One is Harold Koh, the Yale Law School dean tapped to be the State Department’s top lawyer.  Koh is a talented lawyer and perfectly reasonable, if liberal fellow.  But he seems far too willing to let international law subsume American law.

Reports the Cybercast News Service:

Harold Koh, nominated by President Barack Obama to be the State Department’s top legal adviser, once argued that U.S. federal court judges – including the Supreme Court – are the “critical link” between international and domestic law and play a critical role in bringing international norms into force as domestic law.

Koh, currently dean of the Yale Law School, explained that his concept of “transnationalism” was the “downloading” of international laws and customs into domestic law, whether through the legislative process or through federal courts’ use of international law in interpreting the Constitution of the United States.

Transnational law, according to Koh is “(1) law that is ‘downloaded’ from international law: for example, a law that is domesticated or internalized into municipal law … 2) law that is ‘uploaded then downloaded’: for example, a rule that originates in a domestic legal system … which then becomes part of international law … and from there becomes internalized into nearly every legal system in the world; and 3) law that is borrowed or ‘horizontally transplanted’ from one national system to another.”

Writing in the Penn State International Law Review (Vol. 24, No. 4, 2006), Koh argued that federal judges were the linchpin in transnational law due to their ability to unilaterally read international or foreign legal standards into their interpretations of the U.S. Constitution.

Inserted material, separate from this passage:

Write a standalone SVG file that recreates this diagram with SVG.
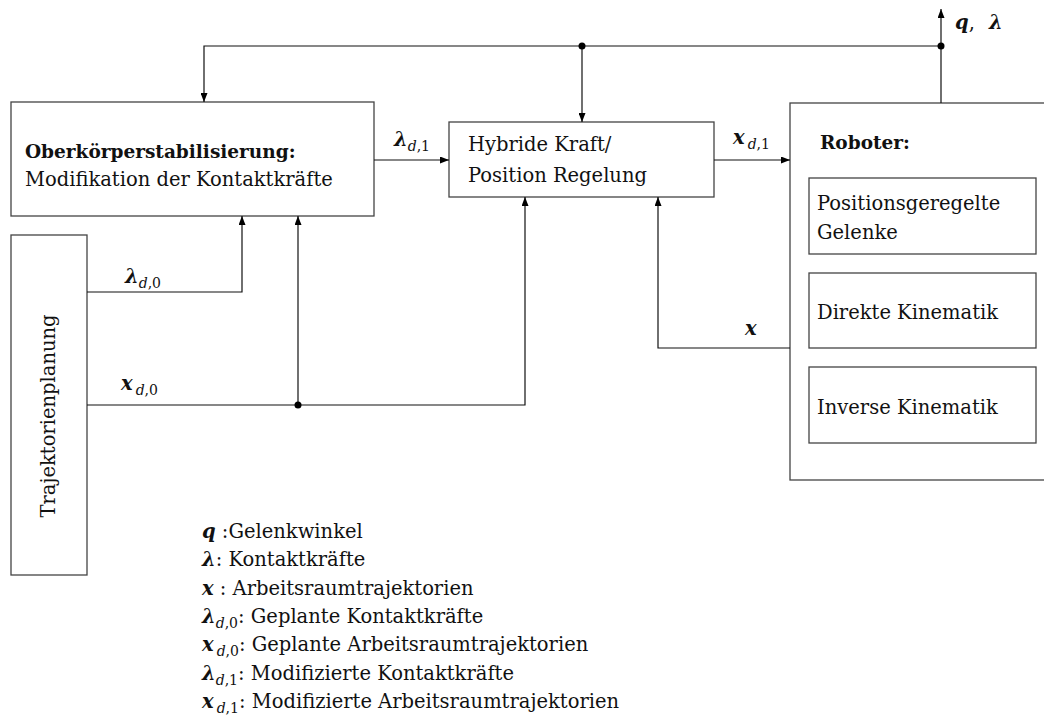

“[F]ederal judges have become an increasingly critical link between the international and the domestic legal spheres,” Koh wrote. “Over the decades, American judges have helped internalize international legal norms into U.S. domestic law through a range of interpretive techniques.”

Being aware of how other nations order themselves is one thing.  Substituting foreign standards for American jurisprudence is quite another.

Well, at least he isn’t likely to sit on the Supreme Court, where he could turn his whims into law.